Kürt halkına yönelik imha, inkar ve asimilasyon saldırılarına geçit yok!
Beyazıt Katliamı’nın üzerinden on yıl sonra ise yine bir 16 Mart günü Halepçe’de elma kokusuyla gelen kanlı bir katliam gerçekleştirildi. ABD emperyalizminin güdümündeki Irak yönetimi, Güney Kürdistan’ın Halepçe kentinde Kürt halkına kimyasal silahlar ve bombalar ile saldırı gerçekleştirdi. Katliamda 12 bin kişi yaşamını yitirdi. Halepçe katliamı, Kürt halkına karşı hayata geçirilen imha, inkar ve asimilasyon politikalarının en vahşice gerçekleştirilen haliydi.

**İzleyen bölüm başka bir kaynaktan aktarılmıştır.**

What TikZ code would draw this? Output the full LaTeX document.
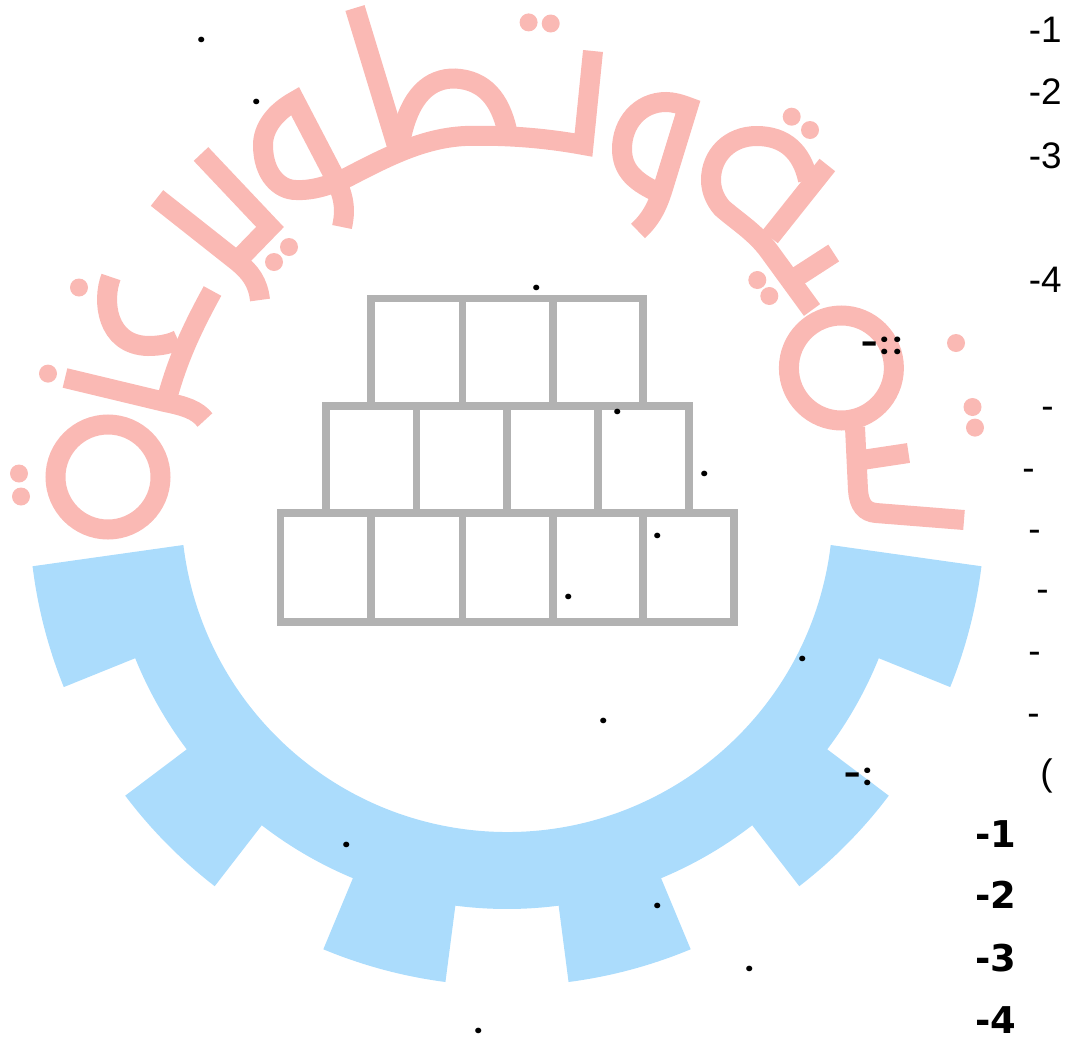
\documentclass[tikz,border=0pt]{standalone}
\usepackage{fontspec}
\setmainfont{Liberation Sans}
\newfontfamily\boldface{DejaVu Sans}
\newfontfamily\roundface{Poppins}
\usepackage{xcolor}
\usetikzlibrary{positioning}
\definecolor{gearblue}{RGB}{171, 220, 252}
\definecolor{letterpink}{RGB}{250, 185, 180}
\definecolor{brickgray}{RGB}{178, 178, 178}

\begin{document}
\begin{tikzpicture}[
    x=0.02cm, y=0.02cm,
    gearfill/.style={fill=gearblue},
    letter/.style={draw=letterpink, line width=0.4cm, line join=miter},
    ring/.style={draw=letterpink, line width=0.4cm},
    letterdot/.style={fill=letterpink},
    brick/.style={draw=brickgray, line width=0.15cm},
    numtext/.style={anchor=base east, inner sep=0pt, font=\fontsize{21}{21}\selectfont},
    boldtext/.style={anchor=base east, inner sep=0pt, font=\boldface\bfseries\fontsize{21}{21}\selectfont},
    colontext/.style={anchor=base west, inner sep=0pt, font=\roundface\bfseries\fontsize{17}{17}\selectfont},
    period/.style={anchor=base, inner sep=0pt, font=\roundface\bfseries\fontsize{17}{17}\selectfont}
]
\useasboundingbox (0,0) rectangle (1072,-1038);

% Gear
\begin{scope}[shift={(507,-508)}]
\fill[gearfill] (-323.7,-37) -- (187:478) arc[start angle=187, end angle=202, radius=478]
    -- (202:401) arc[start angle=202, end angle=217, radius=401]
    -- (217:478) arc[start angle=217, end angle=232.3, radius=478]
    -- (232.3:401) arc[start angle=232.3, end angle=247.4, radius=401]
    -- (247.4:478) arc[start angle=247.4, end angle=262.6, radius=478]
    -- (262.6:401) arc[start angle=262.6, end angle=277.4, radius=401]
    -- (277.4:478) arc[start angle=277.4, end angle=292.6, radius=478]
    -- (292.6:401) arc[start angle=292.6, end angle=307.7, radius=401]
    -- (307.7:478) arc[start angle=307.7, end angle=323, radius=478]
    -- (323:401) arc[start angle=323, end angle=338, radius=401]
    -- (338:478) arc[start angle=338, end angle=353, radius=478]
    -- (323.7,-37) arc[start angle=353.13, end angle=186.87, radius=326] -- cycle;
\end{scope}

% Bricks
\draw[brick] (371,-298.5) rectangle (462.5,-406);
\draw[brick] (462.5,-298.5) rectangle (553,-406);
\draw[brick] (553,-298.5) rectangle (643,-406);
\draw[brick] (326,-406) rectangle (416.7,-513);
\draw[brick] (416.7,-406) rectangle (507,-513);
\draw[brick] (507,-406) rectangle (598,-513);
\draw[brick] (598,-406) rectangle (689,-513);
\draw[brick] (280.6,-513) rectangle (371,-622);
\draw[brick] (371,-513) rectangle (462.5,-622);
\draw[brick] (462.5,-513) rectangle (553,-622);
\draw[brick] (553,-513) rectangle (643,-622);
\draw[brick] (643,-513) rectangle (734,-622);

% Letters left
\draw[ring] (108,-477) circle[radius=52.5];
\draw[letter] (65,-378) -- (165,-402) .. controls (185,-406) and (197,-410) .. (205,-420);
\draw[letter] (212.5,-291) .. controls (190,-332) and (178,-360) .. (168,-395);
\draw[letter] (111,-277) .. controls (102,-300) and (106,-345) .. (148,-346) .. controls (160,-346) and (170,-344) .. (178,-340);
\draw[letter] (157,-198) -- (238,-262) .. controls (250,-272) and (258,-282) .. (260,-300);
\draw[letter] (201,-154) -- (270,-227) -- (236,-262);

% Letters top
\draw[letter] (342,-227) .. controls (347,-205) and (342,-192) .. (332,-172) -- (295,-101)
    .. controls (275,-112) and (263,-128) .. (263,-145) .. controls (263,-175) and (280,-190) .. (296,-190)
    .. controls (315,-191) and (335,-183) .. (348,-177) .. controls (390,-155) and (425,-138) .. (465,-136)
    .. controls (500,-135) and (540,-137) .. (583.5,-145) -- (593,-51);
\draw[letter] (355,-8) -- (397,-146);
\draw[letter] (401,-138) .. controls (410,-95) and (430,-78) .. (455,-78.5) .. controls (485,-80) and (500,-100) .. (507,-130);

% Letters right
\draw[letter] (662,-194) .. controls (635,-183) and (622,-170) .. (622,-149) .. controls (622,-123) and (640,-102) .. (666,-102)
    .. controls (673,-102) and (680,-104) .. (688,-107) -- (664,-185) .. controls (658,-205) and (652,-218) .. (638,-231);
\draw[letter] (812,-310) -- (769,-251) .. controls (755,-232) and (738,-222) .. (722,-208) .. controls (715,-200) and (711,-190) .. (711,-180)
    .. controls (711,-155) and (730,-136) .. (756.7,-136) .. controls (785,-136) and (802,-152) .. (808,-180);
\draw[letter] (827.3,-165) -- (770,-237);
\draw[letter] (833.7,-253) -- (795,-278);
\draw[ring] (841.4,-368) circle[radius=52.5];
\draw[letter] (855,-427) -- (858,-490) .. controls (859,-505) and (865,-512) .. (876,-513) -- (964,-520);
\draw[letter] (862,-460) -- (908.5,-453);

% Letter dots
\fill[letterdot] (528.6,-22.4) circle[radius=9];
\fill[letterdot] (550.7,-23.5) circle[radius=9];
\fill[letterdot] (289,-247) circle[radius=9];
\fill[letterdot] (274,-262) circle[radius=9];
\fill[letterdot] (79,-287.5) circle[radius=9];
\fill[letterdot] (48,-373.6) circle[radius=9];
\fill[letterdot] (19,-473.5) circle[radius=9];
\fill[letterdot] (21,-496.5) circle[radius=9];
\fill[letterdot] (791.7,-116.7) circle[radius=9];
\fill[letterdot] (810,-130) circle[radius=9];
\fill[letterdot] (757.3,-280) circle[radius=9];
\fill[letterdot] (769.3,-296) circle[radius=9];
\fill[letterdot] (956,-343) circle[radius=9];
\fill[letterdot] (972.5,-407) circle[radius=9];
\fill[letterdot] (975,-427.6) circle[radius=9];

% Numbers
\node[numtext] (num1) at (1062,-42) {-1};
\node[numtext] (num2) at (1062,-104) {-2};
\node[numtext] (num3) at (1062,-168) {-3};
\node[numtext] (num4) at (1062,-292) {-4};
\node[numtext] (dash1) at (1054,-418) {-};
\node[numtext] (dash2) at (1035,-480) {-};
\node[numtext] (dash3) at (1041,-541) {-};
\node[numtext] (dash4) at (1049,-601) {-};
\node[numtext] (dash5) at (1041,-663) {-};
\node[numtext] (dash6) at (1040,-725) {-};
\node[numtext] (paren) at (1053,-785) {(};
\node[boldtext] (bold1) at (1017,-847) {-1};
\node[boldtext] (bold2) at (1017,-908) {-2};
\node[boldtext] (bold3) at (1017,-971) {-3};
\node[boldtext] (bold4) at (1017,-1033) {-4};
\node[colontext] (head1) at (861,-354) {-\kern1pt:\kern2.5pt:};
\node[colontext] (head2) at (844,-785) {-\kern1pt:};

% Periods
\node[period] (dot1) at (202,-42) {.};
\node[period] (dot2) at (257,-104) {.};
\node[period] (dot3) at (536.5,-290) {.};
\node[period] (dot4) at (617.5,-414) {.};
\node[period] (dot5) at (705,-476) {.};
\node[period] (dot6) at (658,-538) {.};
\node[period] (dot7) at (569,-599) {.};
\node[period] (dot8) at (802.4,-661) {.};
\node[period] (dot9) at (604,-723) {.};
\node[period] (dot10) at (347,-847) {.};
\node[period] (dot11) at (657.6,-908) {.};
\node[period] (dot12) at (749.5,-971) {.};
\node[period] (dot13) at (478.7,-1033) {.};

\end{tikzpicture}
\end{document}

Ortadoğu’yu kan gölüne çevirmek isteyen ve yayılmacı bir politika izleyen emperyalistler ile aynı histeriyi güden Türk sermaye devleti ise içeride ve dışarıda senelerdir Kürt halkına ve kazanımlarına yönelik saldırıları hayata geçirmektedir. Amed’de, Suruç’ta, Afrin’de ve Rojava’da hayata geçirdiği imha ve işgal saldırılarıyla Kürt halkına saldırganlığına devam etmektedir…
***
Beyazıt ve Halepçe katliamını bu sene on binlerce insanın yaşamını yitirdiği, milyonlarca insanın etkilendiği deprem yıkımıyla karşıladık. Haramilerin düzeni kapitalist sistemin insanlığa yaşam hakkı tanımadığını yaşanan depremle bir kez daha açığa çıktı. Yıllar önce devrimci mücadeleyi engellemek adına Beyazıt'ta yedi devrimci öğrenciyi katledenler, almadıkları önlemlerle, hayata geçirdikleri rant-talan politikalarıyla ve on binlerce insanı en kaz altında bırakarak katletmiştir.
Harami düzeni devam etsin diye hayata geçirilen hiçbir katliamı unutmayacağız. Beyazıt Katliamı'nın 45. yılında, Halepçe Katliamı'nın 35. yılında yaşanan katliamları unutmadık, unutturmayacağız. Harami düzeninden hesap soracağız.
On binlerce insanı enkaz altında, devrimcileri sokak ortasında, işkencede, hapishanede katleden, milyonların haklarını, özgürlüğünü ve geleceğini gasp eden, milyonları ölüme ve sömürüye mahkum eden harami düzeninden hesap sormak için örgütlü mücadeleyi yükseltelim!